**Provided material:**
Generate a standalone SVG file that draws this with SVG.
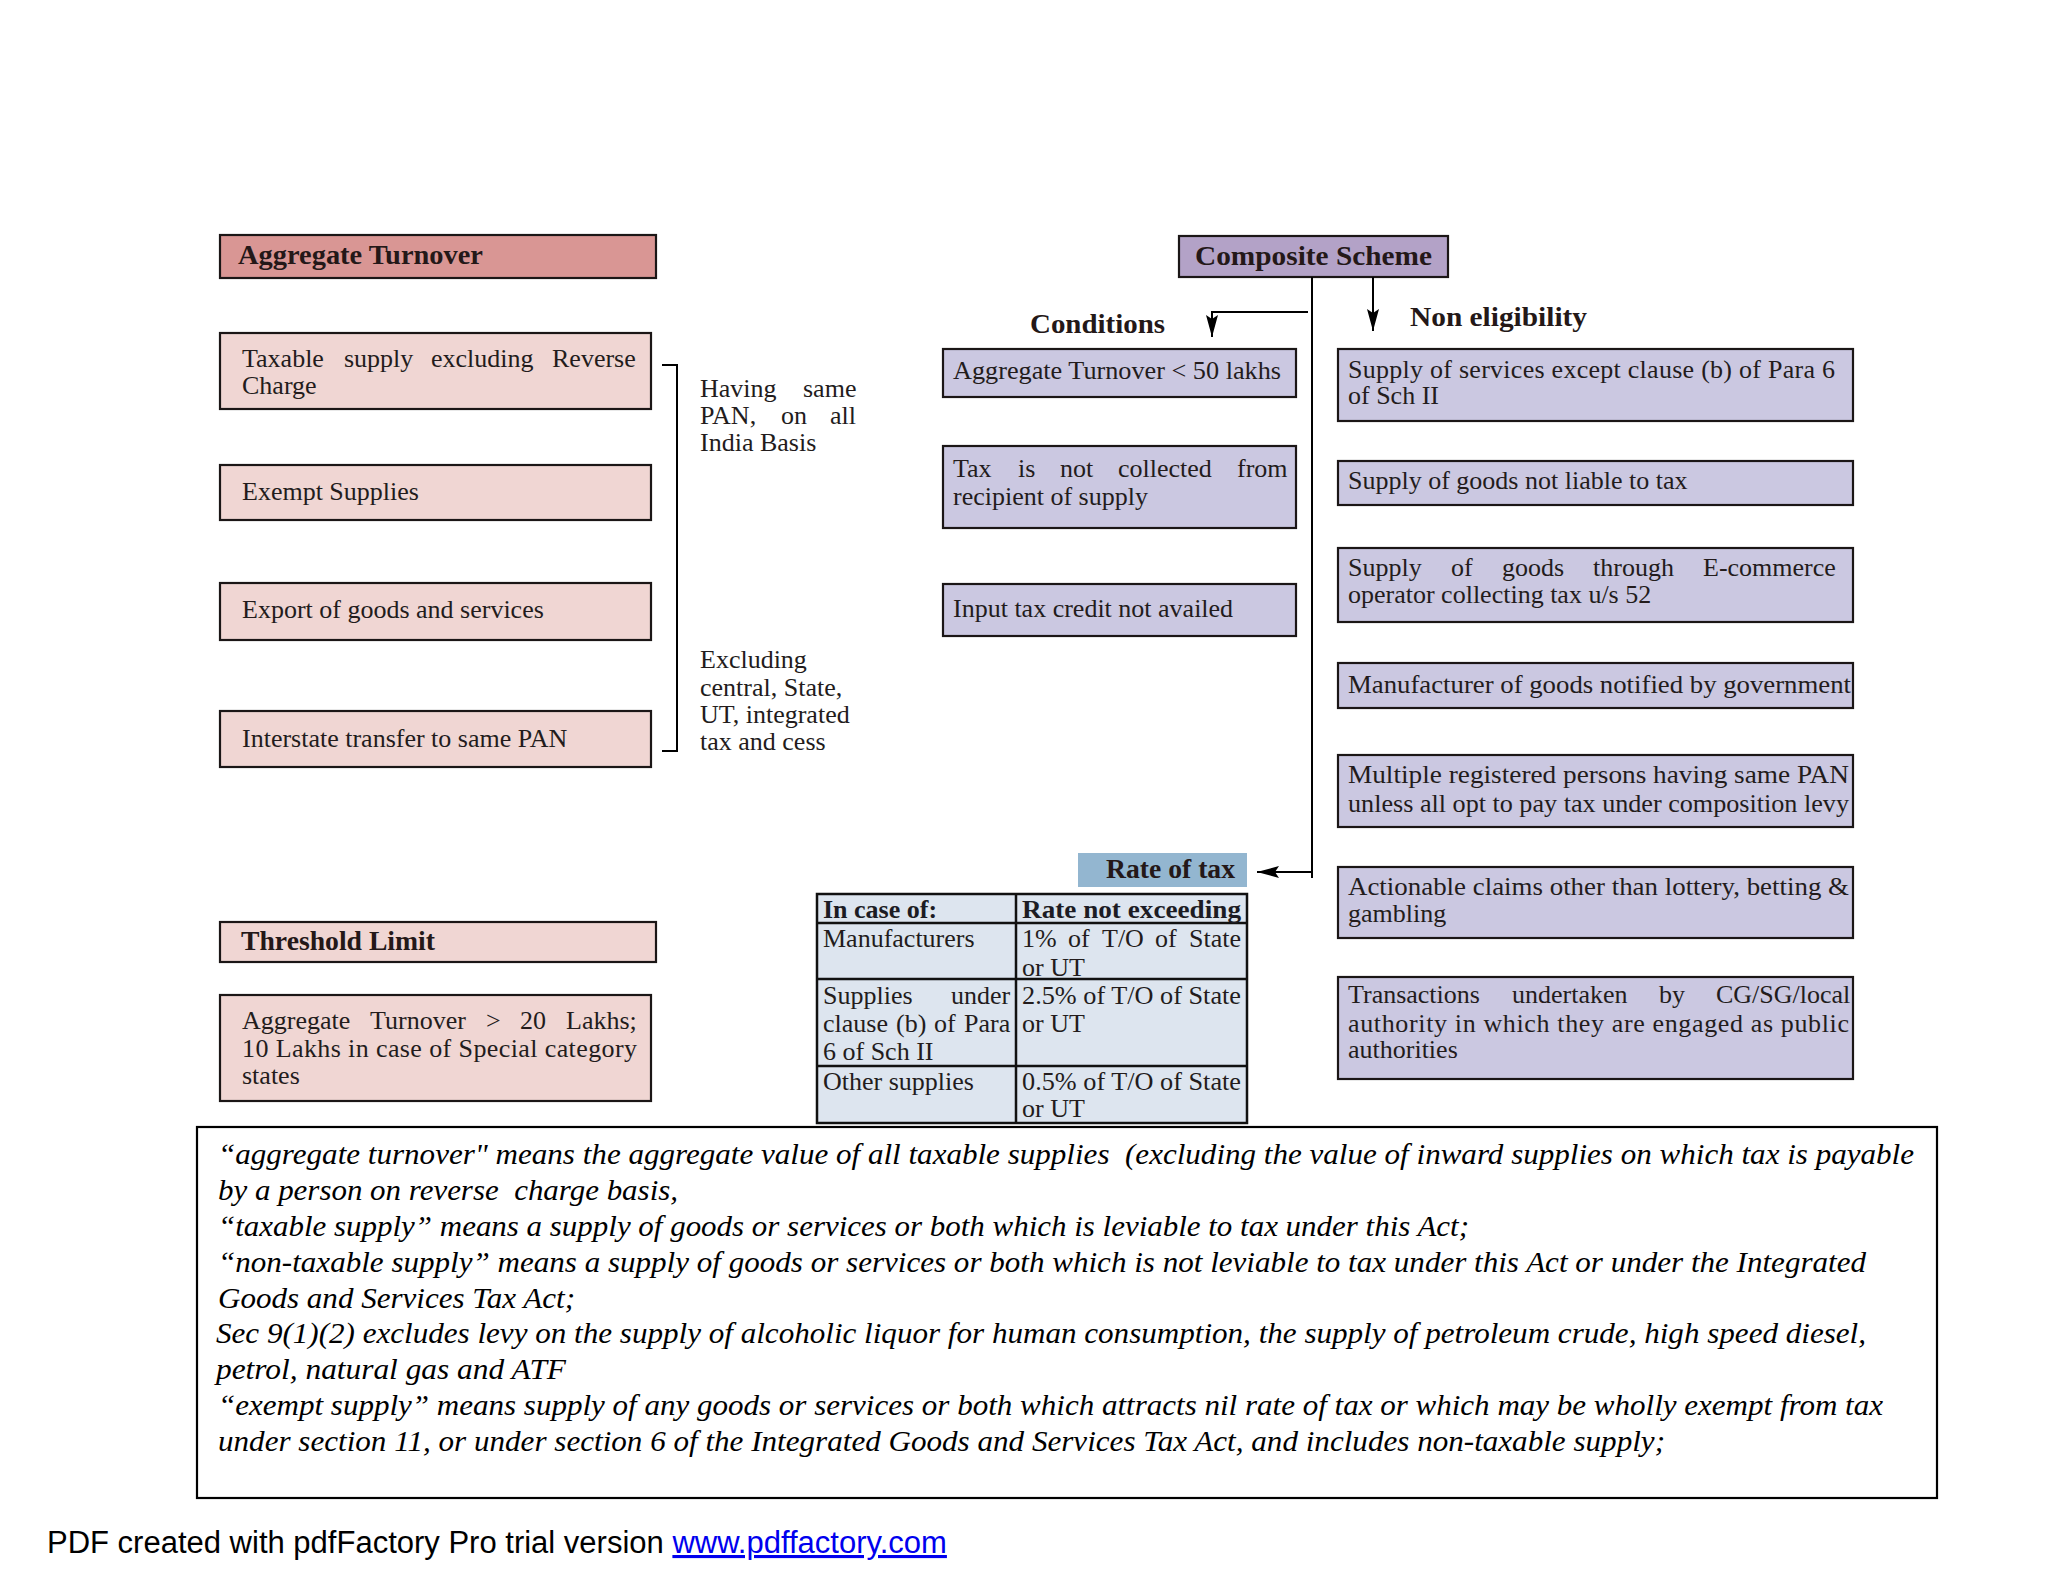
<svg xmlns="http://www.w3.org/2000/svg" width="2048" height="1582" viewBox="0 0 2048 1582">
<defs>
<style>
.bx{stroke:#1b1616;stroke-width:2.2}
.pk{fill:#f0d6d3}
.pkh{fill:#d99694}
.pu{fill:#b3a2c7}
.lv{fill:#cbc8e1}
.tb{fill:#dde5ef}
.t{font-family:"Liberation Serif","Times New Roman",serif;font-size:26px;fill:#231c1c}
.h{font-family:"Liberation Serif","Times New Roman",serif;font-size:28px;font-weight:bold;fill:#241818}
.tbh{font-family:"Liberation Serif","Times New Roman",serif;font-size:26px;font-weight:bold;fill:#1c1c24}
.ft{font-family:"Liberation Serif","Times New Roman",serif;font-size:30px;font-style:italic;fill:#000}
.ln{stroke:#000;stroke-width:2;fill:none}
.tl{stroke:#111;stroke-width:2.5;fill:none}
</style>
<marker id="ah" viewBox="0 0 22 12" refX="22" refY="6" markerWidth="22" markerHeight="12" markerUnits="userSpaceOnUse" orient="auto">
<path d="M0,0 L22,6 L0,12 L4,6 z" fill="#000"/>
</marker>
</defs>
<rect width="2048" height="1582" fill="#fff"/>

<!-- Left column -->
<g id="aggregate-turnover">
<rect class="bx pkh" x="220" y="235" width="436" height="43"/>
<text class="h" x="238" y="264" textLength="245" lengthAdjust="spacingAndGlyphs">Aggregate Turnover</text>
</g>
<g id="taxable-supply">
<rect class="bx pk" x="220" y="333" width="431" height="76"/>
<text class="t" y="367"><tspan x="242">Taxable</tspan> <tspan x="344">supply</tspan> <tspan x="431">excluding</tspan> <tspan x="552">Reverse</tspan></text>
<text class="t" x="242" y="394">Charge</text>
</g>
<g id="exempt-supplies">
<rect class="bx pk" x="220" y="465" width="431" height="55"/>
<text class="t" x="242" y="500">Exempt Supplies</text>
</g>
<g id="export">
<rect class="bx pk" x="220" y="583" width="431" height="57"/>
<text class="t" x="242" y="618">Export of goods and services</text>
</g>
<g id="interstate">
<rect class="bx pk" x="220" y="711" width="431" height="56"/>
<text class="t" x="242" y="747">Interstate transfer to same PAN</text>
</g>
<g id="note-same-pan">
<text class="t" y="397"><tspan x="700">Having</tspan> <tspan x="803">same</tspan></text>
<text class="t" y="424"><tspan x="700">PAN,</tspan> <tspan x="781">on</tspan> <tspan x="830">all</tspan></text>
<text class="t" x="700" y="451">India Basis</text>
</g>
<g id="note-excluding">
<text class="t" x="700" y="668">Excluding</text>
<text class="t" x="700" y="696">central, State,</text>
<text class="t" x="700" y="723">UT, integrated</text>
<text class="t" x="700" y="750">tax and cess</text>
</g>
<g id="threshold-limit">
<rect class="bx pk" x="220" y="922" width="436" height="40"/>
<text class="h" x="241" y="950" textLength="194" lengthAdjust="spacingAndGlyphs">Threshold Limit</text>
</g>
<g id="threshold-value">
<rect class="bx pk" x="220" y="995" width="431" height="106"/>
<text class="t" y="1029"><tspan x="242">Aggregate</tspan> <tspan x="370">Turnover</tspan> <tspan x="486">&gt;</tspan> <tspan x="520">20</tspan> <tspan x="566">Lakhs;</tspan></text>
<text class="t" x="242" y="1057" textLength="395" lengthAdjust="spacing">10 Lakhs in case of Special category</text>
<text class="t" x="242" y="1084">states</text>
</g>

<!-- Composite scheme -->
<g id="composite-scheme">
<rect class="bx pu" x="1179" y="236" width="269" height="41"/>
<text class="h" x="1195" y="265" textLength="237" lengthAdjust="spacingAndGlyphs">Composite Scheme</text>
</g>
<g id="conditions-label">
<text class="h" x="1030" y="333" textLength="135" lengthAdjust="spacingAndGlyphs">Conditions</text>
</g>
<g id="non-eligibility-label">
<text class="h" x="1410" y="326" textLength="177" lengthAdjust="spacingAndGlyphs">Non eligibility</text>
</g>
<g id="cond-turnover">
<rect class="bx lv" x="943" y="349" width="353" height="48"/>
<text class="t" x="953" y="379" textLength="328" lengthAdjust="spacingAndGlyphs">Aggregate Turnover &lt; 50 lakhs</text>
</g>
<g id="cond-tax-not-collected">
<rect class="bx lv" x="943" y="446" width="353" height="82"/>
<text class="t" y="477"><tspan x="953">Tax</tspan> <tspan x="1018">is</tspan> <tspan x="1060">not</tspan> <tspan x="1118">collected</tspan> <tspan x="1237">from</tspan></text>
<text class="t" x="953" y="505">recipient of supply</text>
</g>
<g id="cond-itc">
<rect class="bx lv" x="943" y="584" width="353" height="52"/>
<text class="t" x="953" y="617">Input tax credit not availed</text>
</g>

<g id="ne-services">
<rect class="bx lv" x="1338" y="349" width="515" height="72"/>
<text class="t" x="1348" y="378" textLength="487" lengthAdjust="spacing">Supply of services except clause (b) of Para 6</text>
<text class="t" x="1348" y="404">of Sch II</text>
</g>
<g id="ne-goods-not-liable">
<rect class="bx lv" x="1338" y="461" width="515" height="44"/>
<text class="t" x="1348" y="489">Supply of goods not liable to tax</text>
</g>
<g id="ne-ecommerce">
<rect class="bx lv" x="1338" y="548" width="515" height="74"/>
<text class="t" y="576"><tspan x="1348">Supply</tspan> <tspan x="1451">of</tspan> <tspan x="1502">goods</tspan> <tspan x="1593">through</tspan> <tspan x="1703">E-commerce</tspan></text>
<text class="t" x="1348" y="603">operator collecting tax u/s 52</text>
</g>
<g id="ne-manufacturer">
<rect class="bx lv" x="1338" y="663" width="515" height="45"/>
<text class="t" x="1348" y="693" textLength="503" lengthAdjust="spacingAndGlyphs">Manufacturer of goods notified by government</text>
</g>
<g id="ne-multiple">
<rect class="bx lv" x="1338" y="755" width="515" height="72"/>
<text class="t" x="1348" y="783" textLength="501" lengthAdjust="spacingAndGlyphs">Multiple registered persons having same PAN</text>
<text class="t" x="1348" y="812" textLength="501" lengthAdjust="spacingAndGlyphs">unless all opt to pay tax under composition levy</text>
</g>
<g id="ne-actionable">
<rect class="bx lv" x="1338" y="867" width="515" height="71"/>
<text class="t" x="1348" y="895" textLength="501" lengthAdjust="spacingAndGlyphs">Actionable claims other than lottery, betting &amp;</text>
<text class="t" x="1348" y="922">gambling</text>
</g>
<g id="ne-transactions">
<rect class="bx lv" x="1338" y="977" width="515" height="102"/>
<text class="t" y="1003"><tspan x="1348">Transactions</tspan> <tspan x="1512">undertaken</tspan> <tspan x="1659">by</tspan> <tspan x="1716">CG/SG/local</tspan></text>
<text class="t" x="1348" y="1032" textLength="501" lengthAdjust="spacing">authority in which they are engaged as public</text>
<text class="t" x="1348" y="1058">authorities</text>
</g>

<g id="rate-of-tax">
<rect x="1078" y="853" width="169" height="34" fill="#93b6d0"/>
<text class="h" x="1106" y="878" textLength="129" lengthAdjust="spacingAndGlyphs">Rate of tax</text>
</g>
<g id="rate-table">
<rect class="tb" x="817" y="894" width="430" height="229"/>
<path class="tl" d="M817,894 H1247 V1123 H817 Z M1016,894 V1123 M817,923 H1247 M817,979 H1247 M817,1066 H1247"/>
<text class="tbh" x="823" y="918">In case of:</text>
<text class="tbh" x="1022" y="918" textLength="219" lengthAdjust="spacingAndGlyphs">Rate not exceeding</text>
<text class="t" x="823" y="947">Manufacturers</text>
<text class="t" y="947"><tspan x="1022">1%</tspan> <tspan x="1068">of</tspan> <tspan x="1102">T/O</tspan> <tspan x="1155">of</tspan> <tspan x="1189">State</tspan></text>
<text class="t" x="1022" y="976">or UT</text>
<text class="t" y="1004"><tspan x="823">Supplies</tspan> <tspan x="951">under</tspan></text>
<text class="t" y="1032"><tspan x="823">clause</tspan> <tspan x="896">(b)</tspan> <tspan x="934">of</tspan> <tspan x="964">Para</tspan></text>
<text class="t" x="823" y="1060">6 of Sch II</text>
<text class="t" x="1022" y="1004" textLength="219" lengthAdjust="spacingAndGlyphs">2.5% of T/O of State</text>
<text class="t" x="1022" y="1032">or UT</text>
<text class="t" x="823" y="1090">Other supplies</text>
<text class="t" x="1022" y="1090" textLength="219" lengthAdjust="spacingAndGlyphs">0.5% of T/O of State</text>
<text class="t" x="1022" y="1117">or UT</text>
</g>

<g id="connectors">
<path class="ln" d="M662,365 H677 V751 H662"/>
<path class="ln" d="M1312,277 V878"/>
<path class="ln" d="M1312,872 H1257" marker-end="url(#ah)"/>
<path class="ln" d="M1308,312 H1212 V337" marker-end="url(#ah)"/>
<path class="ln" d="M1373,277 V331" marker-end="url(#ah)"/>
</g>

<g id="definitions">
<rect x="197" y="1127" width="1740" height="371" fill="#fff" stroke="#000" stroke-width="2.2"/>
<text class="ft" xml:space="preserve" x="218" y="1164" textLength="1696" lengthAdjust="spacingAndGlyphs">“aggregate turnover" means the aggregate value of all taxable supplies  (excluding the value of inward supplies on which tax is payable</text>
<text class="ft" xml:space="preserve" x="218" y="1200" textLength="460" lengthAdjust="spacingAndGlyphs">by a person on reverse  charge basis,</text>
<text class="ft" x="218" y="1236" textLength="1251" lengthAdjust="spacingAndGlyphs">“taxable supply” means a supply of goods or services or both which is leviable to tax under this Act;</text>
<text class="ft" x="218" y="1272" textLength="1648" lengthAdjust="spacingAndGlyphs">“non-taxable supply” means a supply of goods or services or both which is not leviable to tax under this Act or under the Integrated</text>
<text class="ft" x="218" y="1308" textLength="357" lengthAdjust="spacingAndGlyphs">Goods and Services Tax Act;</text>
<text class="ft" x="216" y="1343" textLength="1650" lengthAdjust="spacingAndGlyphs">Sec 9(1)(2) excludes levy on the supply of alcoholic liquor for human consumption, the supply of petroleum crude, high speed diesel,</text>
<text class="ft" x="216" y="1379" textLength="350" lengthAdjust="spacingAndGlyphs">petrol, natural gas and ATF</text>
<text class="ft" x="218" y="1415" textLength="1665" lengthAdjust="spacingAndGlyphs">“exempt supply” means supply of any goods or services or both which attracts nil rate of tax or which may be wholly exempt from tax</text>
<text class="ft" x="218" y="1451" textLength="1447" lengthAdjust="spacingAndGlyphs">under section 11, or under section 6 of the Integrated Goods and Services Tax Act, and includes non-taxable supply;</text>
</g>

<g id="pdf-footer">
<text x="47" y="1553" font-family="'Liberation Sans',Arial,sans-serif" font-size="31" fill="#000">PDF created with pdfFactory Pro trial version <tspan fill="#0000ee" text-decoration="underline">www.pdffactory.com</tspan></text>
</g>
</svg>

**Written task:** Scan the material above for the string "this" and report each line where you find it.

**Task result:**
Generate a standalone SVG file that draws this with SVG.
<text class="ft" x="218" y="1236" textLength="1251" lengthAdjust="spacingAndGlyphs">“taxable supply” means a supply of goods or services or both which is leviable to tax under this Act;</text>
<text class="ft" x="218" y="1272" textLength="1648" lengthAdjust="spacingAndGlyphs">“non-taxable supply” means a supply of goods or services or both which is not leviable to tax under this Act or under the Integrated</text>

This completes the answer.